In Michael's Alex yanks my arm toward the aisle of plastic animals. Thing is, he got a plastic bear yesterday. Tomorrow, while Ned is at baseball, the plan calls for me and Alex to hit clothing stores to find the right cut of narrow pants and shorts that Jill insists -- and I agree -- he needs to look anywhere near, God, let's face it, normal. I think yet another plastic animal in our house would be a good reward for good behavior during clothes shopping, and tell him so.
"Fireman?" Alex says, holding up a $4 plastic fireman. I thought they just had animals.
"No, Alex. Tomorrow. If you're good while we're clothes shopping."
"Tomorrow..." Alex says. Does repeating words means he's moving ahead? We bob around this retail environment for a while: Alex fiddles with the idea of making me buy a wooden letter; Ned finds a wooden cruxifix and thinks you drive into the vampire's heart to kill him. I explain that no, you hold it up and keep the vampire away. I tried to show Ned "The Night Stalker" once. Ned didn't seem interested. "Alex, let's go!"
"Dad," says Ned, "how about some clam chowder?" He's referring to the pot of stuff at the next-door Whole Foods. I'm ashamed to admit it as a born New-Englander, but what they call chowder at this next-door retail environment isn't totally repugnant. "Okay, Ned." So we go next door into the air conditioning and scoop out chowder. They even have a place to sit down to eat it. "Ned, go find us a seat while I pay."

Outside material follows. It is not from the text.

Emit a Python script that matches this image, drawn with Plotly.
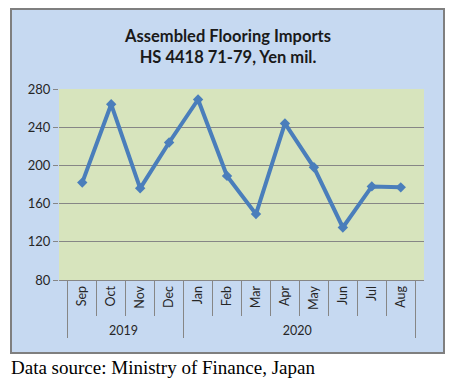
import plotly.graph_objects as go

years = ["2019"] * 4 + ["2020"] * 8
months = ["Sep", "Oct", "Nov", "Dec", "Jan", "Feb", "Mar", "Apr", "May", "Jun", "Jul", "Aug"]
values = [182, 264, 176, 224, 269, 189, 149, 244, 198, 135, 178, 177]
y_ticks = [80, 120, 160, 200, 240, 280]

W, H = 462, 380
L, R, T, B = 59, 38, 89, 100
pw, ph = W - L - R, H - T - B

def px(x):
    return (x - L) / pw

def py(y):
    return (H - B - y) / ph

fig = go.Figure()
fig.add_trace(go.Scatter(
    x=[years, months], y=values, mode="lines+markers",
    line=dict(color="#4A7EBB", width=4),
    marker=dict(symbol="diamond", size=8, color="#4A7EBB"),
    showlegend=False,
))

fig.update_layout(
    width=W, height=H,
    margin=dict(l=L, r=R, t=T, b=B, autoexpand=False),
    paper_bgcolor="white",
    plot_bgcolor="#D7E4BD",
    font=dict(family="Lato, sans-serif", color="#262626"),
    title=dict(
        text="<b>Assembled Flooring Imports<br>HS 4418 71-79, Yen mil.</b>",
        x=px(228), xref="paper", xanchor="center",
        y=1 - 42 / H, yref="container", yanchor="top",
        font=dict(size=16.5, family="Lato, sans-serif", color="#1a1a1a"),
    ),
    xaxis=dict(
        type="multicategory",
        automargin=False,
        tickangle=-90,
        tickfont=dict(size=12.5, color="#262626"),
        showgrid=False,
        ticks="outside", tickson="boundaries", ticklen=35, tickcolor="#868686",
        showdividers=True, dividercolor="#868686", dividerwidth=1,
        showline=True, linecolor="#868686", linewidth=1,
    ),
    yaxis=dict(
        automargin=False,
        range=[80, 280], tickvals=y_ticks,
        tickfont=dict(size=13, color="#262626"),
        showgrid=True, gridcolor="#868686", gridwidth=1,
        ticks="outside", ticklen=5, tickcolor="#868686",
        zeroline=False,
    ),
    shapes=[
        dict(type="rect", xref="paper", yref="paper", layer="below",
             x0=px(11), x1=px(444), y0=py(353), y1=py(9),
             fillcolor="#C6D9F1", line=dict(color="#7F7F7F", width=2)),
        dict(type="rect", xref="paper", yref="paper", layer="below",
             x0=0, x1=1, y0=0, y1=1,
             fillcolor="#D7E4BD", line=dict(width=0)),
    ],
    annotations=[
        dict(text="Data source: Ministry of Finance, Japan", xref="paper", yref="paper",
             x=px(9), y=py(355), xanchor="left", yanchor="top", showarrow=False,
             font=dict(family="Liberation Serif, Times New Roman, serif", size=19, color="black")),
    ],
)

fig.write_html(
    "out.html",
    config={"displayModeBar": False},
    post_script="document.body.style.margin='0';document.body.style.overflow='hidden';",
)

He does. I find him. Four chairs, three of us. In a normal life, that would be enough. "Nooooo!" says Alex. "Nooooo!" I don't know if it's the heat or the backpack or that he will eat nothing we eat, but he will not sit down. Ned has his little cup of chowder -- I've taught him to like the stuff -- and I have my big bowl and neither matters to Alex. I tell him to sit down and he bites his own arm.
"Alex, sit down! I want to eat my lunch!" Doesn't everyone want to eat their lunch? Isn't everyone entitled to eat their lunch? "Nooooo!" He bites. He squats on the floor. I feel and yet don't feel the stares of the people at the table behind us. "Alex, I just want to eat my lunch!"
Alex doesn't do lunch. Haven't I learned the simpliest lesson yet? I haul him outside. He squats on the sidewalk and when I order him to stand up he does and then squats down on the sidewalk again almost immediately. Ned appears. "Alex," Ned says, "what do you want? Do you want the iPad? The iPad isn't here. If you want the iPad we have to go home. You have to go home if you want the iPad."
I'm not sure I can reach Alex anymore. I'll know Alex 30 years if I'm lucky (at times I feel like I'll know him 40 years if I'm not). Ned may know him for 70 years, if the love and caring doesn't evaporate some afternoon on the floor of a place like Whole Foods. You have to go home if you want the iPad. That is the voice of a parent.